Quand vous arrivez à Ambovombe, on se croirait sur le plateau
de tournage d’un western. Ici il n’y pas l’once de goudron, ni de béton. Les bâtiments
sont tous en bois, le sol est couvert de
sable, des rangées de cactus bordent élégamment les rues. Quand nous sommes
descendus du 4x4, la ville s’est figée, les regards se sont tournés vers nous,
seul le sable soulevé par les bourrasques de vent procurait de l’animation à la
ville. Dans les regards pas d’hostilité, seulement de la crainte. Un local nous
expliquera par la suite que la ville a été saccagée la semaine précédente par
une horde de Dahal. Ils arrivent, ils pillent, ils cassent tout et repartent
avec le souffle du désert… comme dans les films
Enfin la dernière étape de notre voyage a été la réserve
naturelle de Bérenthy. Située sur les rives du fleuve Mandrare, c’est un
véritable havre de paix. La spécificité de cette réserve c’est qu’elle est à cheval
sur deux milieux naturels opposés. La forêt sèche et la forêt humide. Nous avons eu la chance de faire 3 visites
dans la réserve. Une dans la journée, une au milieu de la nuit, et une à l’aube
pour observer la vie de la nature aux différents moments de la journée. La nuit
nous sommes allés dans la forêt sèche ; comme c’était la pleine lune, les
ombres des cactus donnait à l’espace une atmosphère fantastique assez
effrayante. A l’aube nous avons été dans la forêt humide, qui dégoulinait de
boa… Des immenses boas, accrochés aux
branches, rampant sur le sol.
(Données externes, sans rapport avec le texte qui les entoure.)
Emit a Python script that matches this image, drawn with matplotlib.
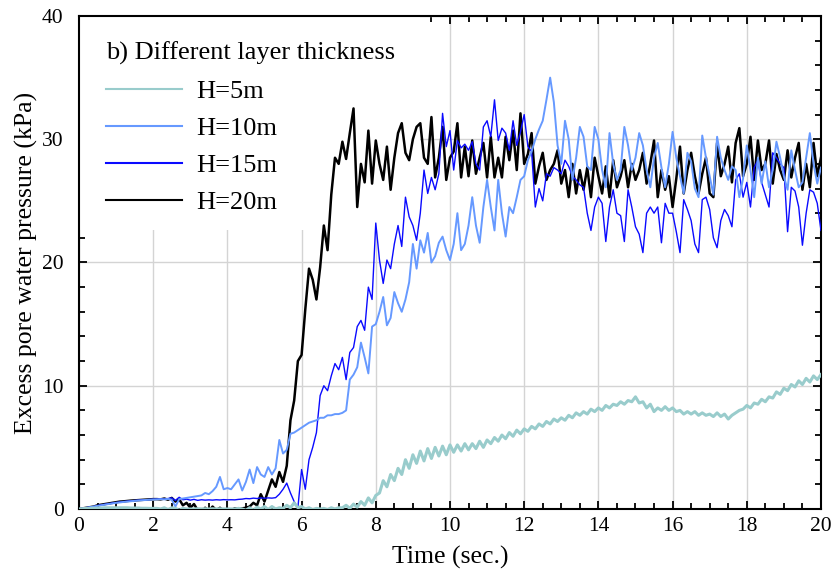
import numpy as np
import matplotlib.pyplot as plt
from matplotlib.patches import Rectangle
from matplotlib.ticker import MultipleLocator

plt.rcParams['font.family'] = ['Liberation Serif', 'DejaVu Serif']

# time axis (sec.), 0.1 s sampling
time = np.linspace(0, 20, 201)

# excess pore water pressure (kPa)
p_h5 = [0.0,
        0.02, 0.04, 0.05, 0.06, 0.08, 0.08, 0.1, 0.1, 0.1, 0.1,
        0.1, 0.1, 0.1, 0.08, 0.08, 0.08, 0.06, 0.06, 0.05, 0.05,
        0.05, 0.0, 0.1, -0.05, 0.1, 0.05, -0.1, 0.05, 0.0, 0.0,
        0.0, 0.02, 0.0, 0.02, 0.0, 0.02, 0.0, 0.02, 0.0, 0.0,
        0.0, 0.0, 0.05, 0.0, -0.1, 0.1, -0.1, 0.15, 0.0, 0.2,
        -0.05, 0.2, 0.0, 0.1, 0.05, 0.3, 0.1, 0.5, 0.1, 0.2,
        0.0, 0.1, -0.05, 0.05, 0.0, 0.05, -0.05, 0.1, 0.0, 0.1,
        0.1, 0.3, 0.05, 0.4, 0.15, 0.6, 0.3, 0.9, 0.5, 1.1,
        1.3, 2.3, 1.8, 2.8, 2.3, 3.3, 2.8, 4.0, 3.3, 4.4,
        3.7, 4.7, 3.9, 4.9, 4.1, 5.0, 4.3, 5.1, 4.4, 5.2,
        4.6, 5.2, 4.7, 5.3, 4.8, 5.3, 4.9, 5.5, 5.0, 5.6,
        5.3, 5.8, 5.5, 6.0, 5.7, 6.2, 5.9, 6.4, 6.1, 6.5,
        6.3, 6.7, 6.5, 6.9, 6.7, 7.1, 6.9, 7.3, 7.1, 7.4,
        7.2, 7.6, 7.4, 7.8, 7.6, 7.9, 7.7, 8.1, 7.9, 8.2,
        8.0, 8.4, 8.2, 8.5, 8.4, 8.7, 8.5, 8.8, 8.7, 9.1,
        8.6, 8.7, 8.2, 8.5, 7.9, 8.2, 8.0, 8.3, 8.0, 8.2,
        7.9, 8.0, 7.7, 7.9, 7.7, 7.9, 7.6, 7.8, 7.6, 7.7,
        7.5, 7.8, 7.5, 7.7, 7.3, 7.6, 7.8, 8.0, 8.1, 8.4,
        8.2, 8.6, 8.5, 8.9, 8.7, 9.1, 9.0, 9.5, 9.3, 9.8,
        9.6, 10.1, 9.9, 10.4, 10.1, 10.6, 10.3, 10.8, 10.5, 10.9]

p_h10 = [0.0,
         0.05, 0.1, 0.15, 0.2, 0.25, 0.3, 0.35, 0.4, 0.45, 0.5,
         0.53, 0.57, 0.6, 0.63, 0.66, 0.69, 0.71, 0.73, 0.75, 0.77,
         0.78, 0.8, 0.78, 0.82, 0.75, 0.2, 0.8, 0.85, 0.9, 0.95,
         1.0, 1.05, 1.1, 1.3, 1.2, 1.45, 1.8, 2.6, 1.6, 1.7,
         1.6, 2.0, 2.4, 1.5, 2.2, 3.2, 2.1, 3.4, 2.8, 2.6,
         3.4, 2.8, 3.3, 5.6, 4.5, 4.8, 6.1, 6.2, 6.4, 6.6,
         6.8, 7.0, 7.1, 7.2, 7.4, 7.4, 7.6, 7.6, 7.7, 7.7,
         7.8, 8.0, 10.5, 10.9, 11.5, 13.5, 12.3, 11.0, 14.8, 15.0,
         16.0, 17.2, 14.9, 15.5, 17.6, 16.7, 16.0, 17.0, 18.4, 21.5,
         19.5, 21.8, 20.8, 22.4, 20.0, 20.5, 21.6, 22.1, 21.0, 20.2,
         21.5, 24.0, 21.0, 21.5, 23.0, 25.3, 23.0, 21.6, 24.5, 26.7,
         24.5, 22.6, 26.7, 24.0, 22.1, 24.5, 24.0, 25.3, 26.7, 27.0,
         28.3, 29.0, 30.0, 30.8, 31.5, 33.2, 35.0, 33.0, 29.5, 28.0,
         31.5, 30.0, 26.7, 28.5, 31.0, 30.2, 27.8, 27.5, 31.0, 30.0,
         27.5, 26.1, 30.5, 28.0, 26.7, 27.5, 31.0, 29.5, 27.5, 28.5,
         30.5, 29.5, 27.5, 26.1, 28.5, 29.7, 27.7, 26.1, 28.0, 30.6,
         28.5, 27.0, 25.6, 28.9, 28.2, 26.0, 25.3, 30.3, 28.5, 27.0,
         25.5, 30.2, 28.5, 27.5, 26.7, 27.8, 27.5, 25.3, 26.8, 29.5,
         27.5, 25.3, 28.5, 26.4, 28.2, 26.1, 27.5, 29.8, 28.5, 27.0,
         25.9, 29.1, 27.5, 26.1, 26.5, 28.5, 30.5, 28.0, 26.4, 27.7]

p_h15 = [0.0,
         0.05, 0.1, 0.15, 0.2, 0.28, 0.33, 0.38, 0.43, 0.48, 0.52,
         0.56, 0.6, 0.63, 0.66, 0.69, 0.71, 0.73, 0.75, 0.77, 0.79,
         0.8, 0.82, 0.8, 0.85, 0.9, 0.7, 0.95, 0.75, 0.8, 0.72,
         0.78, 0.7, 0.75, 0.72, 0.74, 0.72, 0.75, 0.73, 0.76, 0.74,
         0.75, 0.74, 0.78, 0.8, 0.85, 0.83, 0.88, 0.85, 0.9, 0.87,
         0.9, 0.88, 0.92, 1.2, 1.6, 2.1, 1.3, 0.6, 0.1, 3.2,
         1.6, 4.0, 5.0, 6.2, 9.2, 10.0, 9.6, 10.8, 11.8, 11.3,
         12.3, 10.5, 12.7, 13.1, 14.8, 15.3, 14.5, 18.0, 17.0, 23.2,
         20.2, 18.3, 20.2, 19.5, 21.5, 23.0, 21.3, 25.3, 23.7, 23.0,
         21.8, 24.0, 27.5, 25.6, 26.9, 25.9, 27.2, 32.1, 29.4, 30.7,
         27.5, 29.9, 29.3, 29.6, 29.1, 29.8, 28.0, 27.5, 31.0, 31.5,
         30.2, 33.2, 29.9, 30.9, 30.5, 29.1, 31.5, 29.5, 30.6, 32.0,
         29.4, 29.0, 24.5, 26.0, 25.0, 27.2, 27.0, 27.7, 27.5, 27.2,
         28.3, 27.8, 27.0, 26.7, 26.3, 26.1, 24.0, 22.6, 24.5, 25.3,
         24.8, 21.7, 24.5, 25.9, 24.0, 23.8, 21.7, 25.9, 24.5, 22.9,
         22.3, 20.8, 24.0, 24.5, 24.0, 24.5, 21.6, 24.8, 24.0, 24.0,
         22.5, 20.8, 25.1, 24.3, 23.4, 21.5, 20.8, 25.1, 25.3, 24.3,
         22.0, 21.2, 23.4, 24.3, 23.8, 22.9, 26.7, 27.2, 25.3, 26.5,
         24.5, 27.7, 28.3, 26.5, 25.5, 24.5, 28.9, 28.5, 28.0, 27.7,
         22.5, 26.1, 25.8, 24.5, 21.4, 24.0, 25.9, 25.7, 24.8, 22.6]

p_h20 = [0.0,
         0.05, 0.1, 0.15, 0.2, 0.3, 0.35, 0.4, 0.45, 0.5, 0.55,
         0.6, 0.62, 0.65, 0.68, 0.7, 0.72, 0.74, 0.76, 0.78, 0.8,
         0.8, 0.78, 0.85, 0.75, 0.9, 0.6, 0.8, 0.3, 0.5, 0.1,
         0.4, -0.1, -0.4, 0.1, -0.2, 0.2, -0.1, 0.1, -0.2, 0.0,
         -0.1, 0.05, 0.0, 0.05, 0.1, 0.2, 0.5, 0.3, 1.2, 0.6,
         1.5, 2.4, 1.8, 3.0, 2.2, 3.5, 7.2, 8.8, 12.0, 12.5,
         16.2, 19.5, 18.6, 17.0, 19.6, 23.0, 21.0, 25.5, 28.5, 28.0,
         29.8, 28.4, 30.5, 32.5, 24.5, 28.0, 26.5, 30.7, 26.4, 29.9,
         28.0, 26.7, 29.4, 25.9, 28.5, 30.5, 31.3, 28.9, 28.3, 30.0,
         31.0, 31.3, 28.5, 28.0, 31.8, 26.9, 28.5, 31.0, 26.7, 28.5,
         29.0, 31.3, 26.9, 29.4, 27.0, 29.9, 27.2, 28.5, 29.7, 26.9,
         30.2, 26.9, 28.5, 26.9, 30.2, 28.3, 30.7, 27.5, 32.1, 28.0,
         28.8, 30.5, 26.4, 27.8, 28.9, 26.7, 27.5, 28.0, 29.1, 26.4,
         27.5, 25.3, 28.0, 25.6, 27.5, 25.9, 27.7, 25.3, 28.5, 27.0,
         25.6, 27.8, 25.3, 28.3, 26.1, 27.0, 28.3, 26.1, 28.0, 26.7,
         27.5, 28.9, 26.4, 28.0, 29.9, 25.3, 27.5, 25.9, 27.0, 24.5,
         26.8, 29.4, 25.6, 27.5, 28.9, 27.0, 25.6, 27.2, 28.5, 25.6,
         25.3, 29.7, 27.0, 28.0, 29.4, 26.5, 29.7, 30.9, 27.0, 28.0,
         30.2, 26.7, 29.9, 27.5, 28.0, 29.9, 26.4, 28.8, 27.5, 26.7,
         29.1, 26.9, 28.5, 29.7, 25.9, 28.0, 26.1, 29.7, 27.0, 28.5]

labels = ['H=5m', 'H=10m', 'H=15m', 'H=20m']
colors = ['#99cccc', '#6699ff', '#0a0aff', 'black']

fig = plt.figure(figsize=(8.35, 5.75), dpi=100)
ax = fig.add_axes([0.0946, 0.1148, 0.8886, 0.8574])

# draw order: black at bottom, teal on top
l20, = ax.plot(time, p_h20, color=colors[3], lw=1.8, zorder=2)
l15, = ax.plot(time, p_h15, color=colors[2], lw=1.0, zorder=3)
l10, = ax.plot(time, p_h10, color=colors[1], lw=1.4, zorder=4)
l5, = ax.plot(time, p_h5, color=colors[0], lw=2.2, zorder=5)

ax.set_xlim(0, 20)
ax.set_ylim(0, 40)
ax.xaxis.set_major_locator(MultipleLocator(2))
ax.xaxis.set_minor_locator(MultipleLocator(0.5))
ax.yaxis.set_major_locator(MultipleLocator(10))
ax.yaxis.set_minor_locator(MultipleLocator(2))
ax.set_axisbelow(True)
ax.grid(True, which='major', color='#d4d4d4', lw=1.0)

ax.tick_params(which='both', direction='in', top=True, right=True, width=1.3)
ax.tick_params(which='major', length=6, labelsize=15.5)
ax.tick_params(which='minor', length=4)
ax.tick_params(axis='x', pad=6)
ax.tick_params(axis='y', pad=11)
for s in ax.spines.values():
    s.set_linewidth(1.5)

ax.set_xlabel('Time (sec.)', fontsize=18.5, labelpad=7)
ax.set_ylabel('Excess pore water pressure (kPa)', fontsize=18.5, labelpad=3)

# white box behind the legend (covers the grid, not the curves)
ax.add_patch(Rectangle((0, 0.565), 0.46, 0.435, transform=ax.transAxes,
                       facecolor='white', edgecolor='none', zorder=1))

ax.text(0.037, 0.925, 'b) Different layer thickness', transform=ax.transAxes,
        fontsize=19, ha='left', va='center', zorder=6)
leg = ax.legend([l5, l10, l15, l20], labels, loc='upper left',
                bbox_to_anchor=(0.037, 0.871), frameon=False, fontsize=19,
                handlelength=2.85, handletextpad=0.55, labelspacing=0.51,
                borderpad=0, borderaxespad=0)
for h in leg.get_lines():
    h.set_linewidth(1.5)

fig.savefig('out.png', dpi=100)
J’ai manqué de peu de marcher sur boas qui
faisait sa sieste sur le chemin… Sensations garantie ! Le moment le plus
émouvant a été la visite aux baobabs le plus anciens avait 1600 ans ! Rendez-vous
compte cela veut dire qu’il est né en l’an 300 !
Bon aller, je crois que vous avez un bon résumé de mes
aventures dans la brousse ! a bientôt !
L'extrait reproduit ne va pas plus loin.